The company disclosed the development in a regulatory filing on Thursday, stating that it strongly contests the findings and intends to challenge the order through appropriate legal channels.
According to the filing, the order has been passed under Section 74 of the CGST Act, 2017, which deals with tax evasion involving fraud, wilful misstatement or suppression of facts. The total demand of ₹6,37,90,68,254 includes the principal tax amount, applicable interest, and penalty.
“The maximum financial exposure is limited to the tax demand, interest, and penalty imposed. The company does not agree with the order and will pursue suitable legal remedies,” Vodafone Idea said in its statement.
GST Blow Comes Amid Crucial Government Lifeline
The GST penalty comes at a time when Vodafone Idea has received substantial relief from the Union Cabinet in relation to its long-pending Adjusted Gross Revenue (AGR) dues, a move seen as critical for the company’s survival and for maintaining competition in India’s telecom sector.

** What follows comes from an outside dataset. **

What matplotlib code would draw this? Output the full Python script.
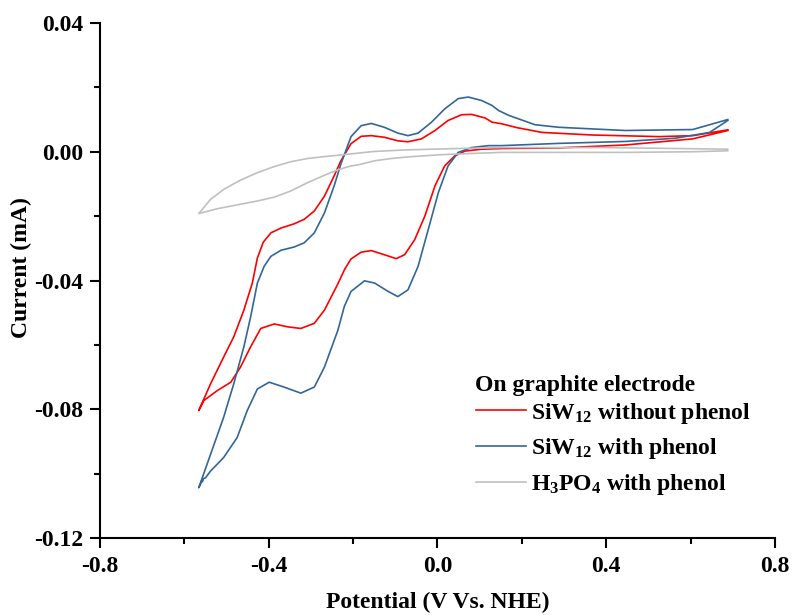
import numpy as np
import matplotlib
matplotlib.use("Agg")
import matplotlib.pyplot as plt

plt.rcParams['font.family'] = ['Liberation Serif', 'DejaVu Serif']
plt.rcParams['font.weight'] = 'bold'
plt.rcParams['mathtext.fontset'] = 'custom'
plt.rcParams['mathtext.rm'] = 'Liberation Serif:bold'
plt.rcParams['mathtext.bf'] = 'Liberation Serif:bold'
plt.rcParams['mathtext.it'] = 'Liberation Serif:bold'

# SiW12 sin fenol: barrido catodico (derecha -> izquierda) y luego anodico
rojo_v = [0.688, 0.605, 0.445, 0.288, 0.152, 0.105, 0.065, 0.041, 0.017, -0.006, -0.030, -0.054,
          -0.078, -0.098, -0.126, -0.157, -0.181, -0.205, -0.220, -0.236, -0.268, -0.292, -0.324,
          -0.355, -0.387, -0.419, -0.443, -0.467, -0.490, -0.522, -0.554, -0.566,
          -0.538, -0.507, -0.483, -0.459, -0.439, -0.427, -0.413, -0.395, -0.371, -0.340, -0.316, -0.292,
          -0.268, -0.245, -0.229, -0.205, -0.181, -0.157, -0.126, -0.094, -0.070, -0.038, -0.006,
          0.025, 0.057, 0.081, 0.113, 0.129, 0.152, 0.188, 0.248, 0.367, 0.526, 0.605, 0.688]
rojo_i = [0.0066, 0.0040, 0.0021, 0.0012, 0.0010, 0.0008, 0.0002, -0.0013, -0.0044, -0.0106, -0.0200, -0.0273,
          -0.0320, -0.0332, -0.0320, -0.0307, -0.0312, -0.0333, -0.0365, -0.0410, -0.0492, -0.0533, -0.0549,
          -0.0544, -0.0535, -0.0549, -0.0606, -0.0669, -0.0716, -0.0742, -0.0773, -0.0804,
          -0.0721, -0.0638, -0.0575, -0.0492, -0.0408, -0.0330, -0.0281, -0.0252, -0.0237, -0.0224, -0.0210, -0.0184,
          -0.0138, -0.0075, -0.0028, 0.0025, 0.0048, 0.0050, 0.0045, 0.0034, 0.0031, 0.0040, 0.0066,
          0.0097, 0.0115, 0.0116, 0.0105, 0.0092, 0.0087, 0.0075, 0.0060, 0.0052, 0.0047, 0.0050, 0.0068]

# SiW12 con fenol
azul_v = [0.688, 0.645, 0.564, 0.445, 0.288, 0.152, 0.121, 0.081, 0.049, 0.025, 0.002, -0.022,
          -0.046, -0.070, -0.094, -0.117, -0.149, -0.173, -0.205, -0.221, -0.236, -0.268, -0.292,
          -0.324, -0.364, -0.399, -0.427, -0.451, -0.475, -0.507, -0.538, -0.550, -0.555, -0.557,
          -0.559, -0.562, -0.566,
          -0.538, -0.507, -0.483, -0.459, -0.443, -0.427, -0.411, -0.395, -0.371, -0.340, -0.316,
          -0.292, -0.268, -0.245, -0.229, -0.205, -0.181, -0.157, -0.126, -0.094, -0.070, -0.046,
          -0.014, 0.017, 0.049, 0.073, 0.105, 0.129, 0.145, 0.169, 0.231, 0.288, 0.445, 0.605, 0.688]
azul_i = [0.0097, 0.0060, 0.0042, 0.0032, 0.0026, 0.0019, 0.0019, 0.0013, -0.0002, -0.0044, -0.0127, -0.0242,
          -0.0356, -0.0429, -0.0450, -0.0434, -0.0408, -0.0401, -0.0434, -0.0481, -0.0554, -0.0669, -0.0731,
          -0.0750, -0.0731, -0.0716, -0.0737, -0.0804, -0.0888, -0.0950, -0.0992, -0.1013, -0.1016, -0.1025,
          -0.1022, -0.1033, -0.1044,
          -0.0940, -0.0825, -0.0721, -0.0606, -0.0513, -0.0408, -0.0356, -0.0325, -0.0306, -0.0296, -0.0283,
          -0.0252, -0.0190, -0.0106, -0.0038, 0.0047, 0.0081, 0.0088, 0.0076, 0.0058, 0.0050, 0.0058,
          0.0092, 0.0133, 0.0165, 0.0170, 0.0159, 0.0144, 0.0128, 0.0113, 0.0084, 0.0076, 0.0066, 0.0069, 0.0100]

# H3PO4 con fenol
gris_v = [0.688, 0.605, 0.445, 0.288, 0.152, 0.088, 0.010, -0.070, -0.110, -0.149, -0.189, -0.205,
          -0.236, -0.268, -0.308, -0.348, -0.387, -0.427, -0.467, -0.522, -0.566,
          -0.538, -0.507, -0.467, -0.427, -0.387, -0.348, -0.308, -0.268, -0.229, -0.150, -0.070,
          0.049, 0.152, 0.390, 0.688]
gris_i = [0.0003, 0.0000, -0.0002, -0.0002, -0.0002, -0.0005, -0.0009, -0.0016, -0.0021, -0.0028, -0.0041, -0.0044,
          -0.0056, -0.0073, -0.0096, -0.0122, -0.0141, -0.0153, -0.0163, -0.0177, -0.0192,
          -0.0148, -0.0117, -0.0088, -0.0065, -0.0046, -0.0031, -0.0021, -0.0015, -0.0010, 0.0001, 0.0006,
          0.0010, 0.0013, 0.0013, 0.0008]

titulo_leyenda = 'On graphite electrode'
etiquetas = [r'SiW$_{12}$ without phenol', r'SiW$_{12}$ with phenol', r'H$_3$PO$_4$ with phenol']
colores = ['#ff0000', '#336699', '#c0c0c0']

fig = plt.figure(figsize=(7.94, 6.15), dpi=100)
ax = fig.add_axes([0.126, 0.1252, 0.85, 0.8374])

ax.plot(rojo_v, rojo_i, color=colores[0], lw=1.2, label=etiquetas[0])
ax.plot(azul_v, azul_i, color=colores[1], lw=1.2, label=etiquetas[1])
ax.plot(gris_v, gris_i, color=colores[2], lw=1.2, label=etiquetas[2])

ax.set_xlim(-0.8, 0.8)
ax.set_ylim(-0.12, 0.04)
ax.set_xticks(np.arange(-0.8, 0.81, 0.4))
ax.set_xticks(np.arange(-0.6, 0.7, 0.4), minor=True)
ax.set_yticks(np.arange(-0.12, 0.041, 0.04))
ax.set_yticks(np.arange(-0.10, 0.03, 0.04), minor=True)
ax.set_xticklabels(['-0.8', '-0.4', '0.0', '0.4', '0.8'])
ax.set_yticklabels(['-0.12', '-0.08', '-0.04', '0.00', '0.04'])

for s in ['top', 'right']:
    ax.spines[s].set_visible(False)
for s in ['left', 'bottom']:
    ax.spines[s].set_linewidth(1.5)
ax.tick_params(which='major', length=7, width=1.5, labelsize=17, direction='out')
ax.tick_params(which='minor', length=4, width=1.5, direction='out')
ax.tick_params(axis='x', pad=6)
ax.tick_params(axis='y', pad=5)

ax.set_xlabel('Potential (V Vs. NHE)', fontsize=17, fontweight='bold')
ax.set_ylabel('Current (mA)', fontsize=17, fontweight='bold')
ax.xaxis.set_label_coords(0.5, -0.105)
ax.yaxis.set_label_coords(-0.101, 0.526)

ax.text(0.555, 0.296, titulo_leyenda, transform=ax.transAxes,
        fontsize=17, fontweight='bold', ha='left', va='center')
leg = ax.legend(frameon=False, fontsize=17, loc='upper left', bbox_to_anchor=(0.543, 0.285),
                handlelength=2.1, handletextpad=0.25, labelspacing=0.45, borderaxespad=0)

fig.savefig('out.png', dpi=100)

Under the Cabinet-approved relief framework, Vodafone Idea’s AGR liabilities have been capped at ₹87,695 crore, and the company has been granted a five-year moratorium on payments. As per the revised timeline, VIL will begin paying the dues only from FY 2031-32, with the final instalment due by FY 2040-41.

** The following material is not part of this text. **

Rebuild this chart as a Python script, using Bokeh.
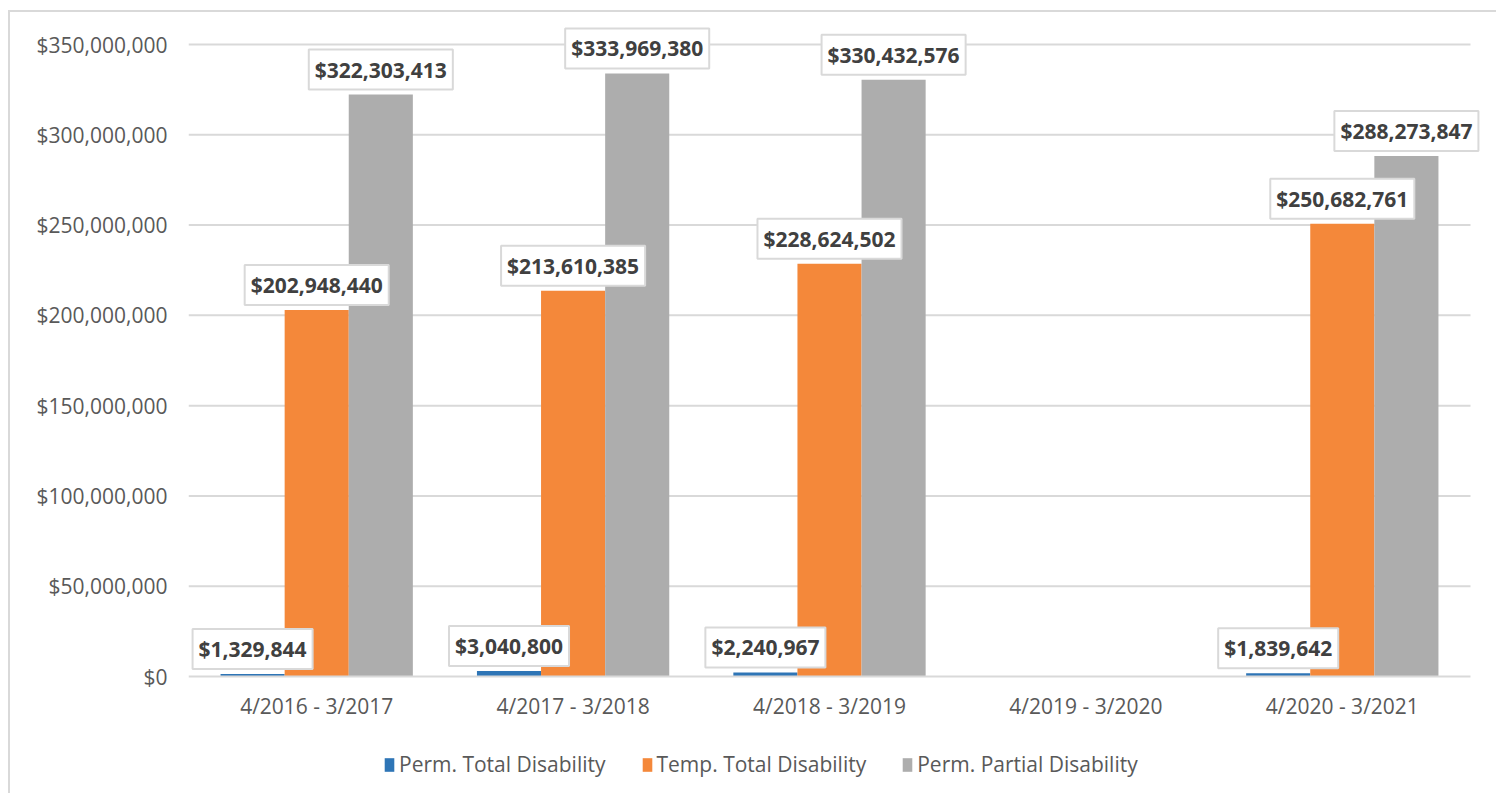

In addition, the government will undertake a fresh verification of AGR dues based on the Deduction Verification Guidelines, 2020. A government-appointed committee will reassess the claims, and its decision will be binding on both parties.
Limited Near-Term Cash Outflow on AGR
As part of the relief package, AGR dues relating to FY 2017-18 and FY 2018-19, which were finalised following the Supreme Court’s 2020 ruling, will be paid over a six-year period between FY 2025-26 and FY 2030-31. Sources indicated that this translates to an annual outgo of around ₹120 crore, or approximately ₹700–800 crore in total over the period.
AGR dues are payments made by telecom operators to the government based on adjusted gross revenue and form the basis for licence fees and spectrum usage charges.
Financial Stress Remains Acute
Despite the government’s intervention, Vodafone Idea continues to face severe financial stress. The company reported a net loss of ₹12,132 crore during the first half of the current financial year. As of September 30, its net worth stood at a negative ₹82,460 crore, while total debt had surged to ₹2.02 lakh crore.
In a bid to shore up finances, Vodafone Idea’s subsidiary VITIL recently raised ₹3,300 crore through a non-convertible debenture (NCD) issue. The funds are expected to be used for capital expenditure and network-related investments.
Promoter Support From Vodafone Group
Further relief is expected from the Vodafone Group under a revised liability settlement arrangement. The UK-based promoter has committed to providing ₹5,836 crore to Vodafone Idea. This includes a planned release of ₹2,307 crore over the next 12 months.
Additionally, shares worth ₹3,529 crore, currently held by the Vodafone Group in VIL, have been earmarked for monetisation. Vodafone Idea has the right to direct the sale of these shares, with the proceeds flowing directly to the company.